Thursday, September 6, 2018

Telman on Originalism and the Marshall Court

D. A. Jeremy Telman, Valparaiso University Law School, has posted John Marshall's Constitution: Distinguishing Originalism from Ipse Dixit in Constitutional Adjudication:
This Article is the first comprehensive treatment of the constitutional jurisprudence of the Marshall Court (1801–1835) from the perspective of originalism. Until recently, there seemed to be no need for such a study. Early originalists, who wrote in the late 1960s and early 1970s, assumed that constitutional adjudication had been originalist until at least the Lochner Era. With the move from intentionalism to textualism in the 1980s, originalists came to understand their movement as an innovation and a reaction against the perceived excesses of the Warren and Burger Courts. Originalists no longer claimed that originalist methodology informed nineteenth-century constitutional adjudication.

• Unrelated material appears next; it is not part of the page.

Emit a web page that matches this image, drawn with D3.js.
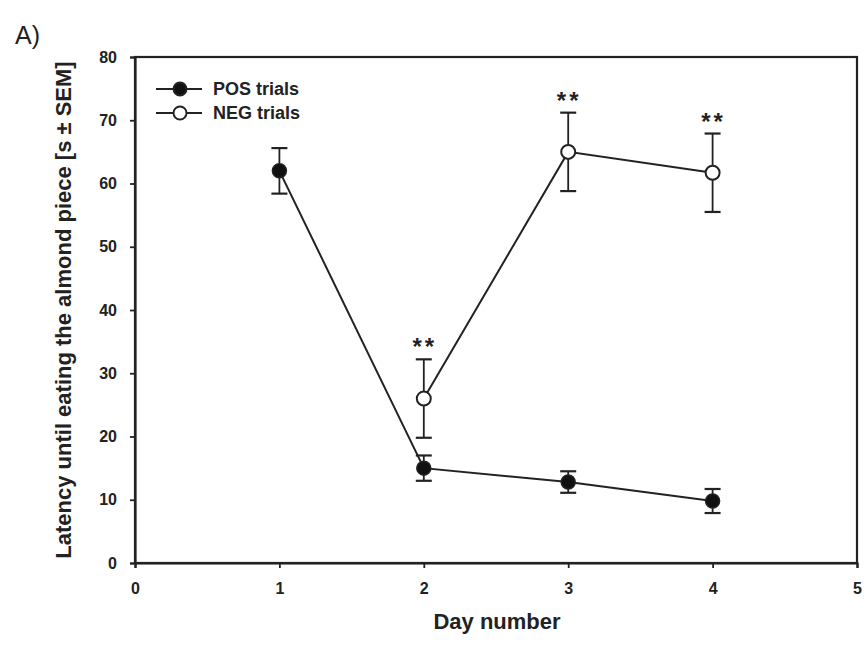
<!DOCTYPE html>
<html><head><meta charset="utf-8">
<script src="https://cdn.jsdelivr.net/npm/d3@7"></script>
<style>body{margin:0;background:#fff}svg{display:block}text{font-family:"Liberation Sans",Arial,sans-serif;fill:#222}</style>
</head><body>
<svg id="c" width="867" height="646"></svg>
<script>
const days = [1, 2, 3, 4];
const posMean = [62, 15, 12.8, 9.8];
const posErr = [3.6, 2.0, 1.7, 1.9];
const negDays = [2, 3, 4];
const negMean = [26, 65, 61.7];
const negErr = [6.2, 6.2, 6.2];
const sigDays = [2, 3, 4];
const xTicks = [0, 1, 2, 3, 4, 5];
const yTicks = [0, 10, 20, 30, 40, 50, 60, 70, 80];

const svg = d3.select("#c");
const x = d3.scaleLinear().domain([0, 5]).range([135, 857]);
const y = d3.scaleLinear().domain([0, 80]).range([563, 57]);
const col = "#222";

// frame
svg.append("rect").attr("x", x(0)).attr("y", y(80)).attr("width", x(5) - x(0)).attr("height", y(0) - y(80))
  .attr("fill", "none").attr("stroke", col).attr("stroke-width", 2.2);

const xa = svg.append("g").attr("transform", `translate(0,${y(0)})`)
  .call(d3.axisBottom(x).tickValues(xTicks).tickSize(5).tickPadding(15).tickFormat(d3.format("d")));
const ya = svg.append("g").attr("transform", `translate(${x(0)},0)`)
  .call(d3.axisLeft(y).tickValues(yTicks).tickSize(5).tickPadding(13).tickFormat(d3.format("d")));
[xa, ya].forEach(a => {
  a.select(".domain").attr("stroke", col).attr("stroke-width", 2.2);
  a.selectAll(".tick line").attr("stroke", col).attr("stroke-width", 1.8);
  a.selectAll("text").style("font-size", "16px").style("font-weight", "bold")
    .style("font-family", '"Liberation Sans",Arial,sans-serif').attr("fill", "#444");
});

const line = d3.line().x(d => x(d[0])).y(d => y(d[1]));
const posPts = days.map((d, i) => [d, posMean[i], posErr[i]]);
const negPts = negDays.map((d, i) => [d, negMean[i], negErr[i]]);

function errBars(pts) {
  const g = svg.append("g").attr("stroke", col).attr("stroke-width", 1.8);
  pts.forEach(p => {
    g.append("line").attr("x1", x(p[0])).attr("x2", x(p[0])).attr("y1", y(p[1] - p[2])).attr("y2", y(p[1] + p[2]));
    [p[1] - p[2], p[1] + p[2]].forEach(v =>
      g.append("line").attr("x1", x(p[0]) - 8).attr("x2", x(p[0]) + 8).attr("y1", y(v)).attr("y2", y(v)).attr("stroke-width", 2.2));
  });
}
errBars(negPts);
errBars(posPts);
svg.append("path").attr("d", line(posPts)).attr("fill", "none").attr("stroke", col).attr("stroke-width", 2);
svg.append("path").attr("d", line(negPts)).attr("fill", "none").attr("stroke", col).attr("stroke-width", 2);
svg.selectAll(".pm").data(posPts).enter().append("circle").attr("cx", d => x(d[0])).attr("cy", d => y(d[1]))
  .attr("r", 7).attr("fill", "#111").attr("stroke", col).attr("stroke-width", 1.5);
svg.selectAll(".nm").data(negPts).enter().append("circle").attr("cx", d => x(d[0])).attr("cy", d => y(d[1]))
  .attr("r", 7).attr("fill", "#fff").attr("stroke", col).attr("stroke-width", 2);

// significance
negPts.filter(p => sigDays.includes(p[0])).forEach(p => {
  svg.append("text").attr("x", x(p[0]) + 1).attr("y", y(p[1] + p[2]) - 4).attr("text-anchor", "middle")
    .style("font-size", "24px").style("font-weight", "bold").style("letter-spacing", "3px").attr("fill", "#111").text("**");
});

// legend
const leg = [["POS trials", "#111"], ["NEG trials", "#fff"]];
leg.forEach((l, i) => {
  const ly = 89 + i * 24;
  svg.append("line").attr("x1", 156).attr("x2", 202).attr("y1", ly).attr("y2", ly).attr("stroke", col).attr("stroke-width", 2);
  svg.append("circle").attr("cx", 180).attr("cy", ly).attr("r", 6.5).attr("fill", l[1]).attr("stroke", col).attr("stroke-width", 2);
  svg.append("text").attr("x", 213).attr("y", ly + 6).style("font-size", "18px").style("font-weight", "bold").attr("fill", "#555").text(l[0]);
});

// titles
svg.append("text").attr("x", 497).attr("y", 629).attr("text-anchor", "middle").style("font-size", "22px").style("font-weight", "bold").attr("fill", "#333").text("Day number");
svg.append("text").attr("transform", `translate(71,${(y(0) + y(80)) / 2}) rotate(-90)`).attr("text-anchor", "middle")
  .style("font-size", "22px").style("font-weight", "bold").attr("fill", "#333").text("Latency until eating the almond piece [s ± SEM]");
svg.append("text").attr("x", 15).attr("y", 44).style("font-size", "25px").attr("fill", "#222").text("A)");
</script>
</body></html>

Recently, however, originalists have revived earlier claims that constitutional adjudication in the United States has always been originalist. This Article maintains that such claims are doubly misleading. First, the Marshall Court invoked the Framers’ intentions but never undertook any investigation into those intentions. Second, this rhetorical intentionalism by no means predominated as the Marshall Court’s governing interpretive approach. Rather, that approach was eclectic. Historical reasoning, common law precedent, and ipse dixit pronouncements predominated in the constitutional adjudication of the Marshall Court and throughout the Early Republic.

Both contemporary originalism and contemporary non-originalism have much in common with the interpretive approach of the Marshall Court. All begin their inquiries with an examination of the constitutional text. However, the two core dogmas of contemporary originalism, which Larry Solum has described as 1) the fixation thesis and 2) the constraint principle, were rarely relevant to the Marshall Court’s inquiries. The constitutional text rarely provided clear constraints on the Court’s discretion because, to borrow language from New Originalists, their cases arose in the “zone of construction” where original meaning “runs out.” Justices chose among plausible arguments about the Constitution’s meaning. At key points, the Justices simply declared what the law was, not without justification, but also not based on evidence of the Framers’ intent or the original meaning of the constitutional text.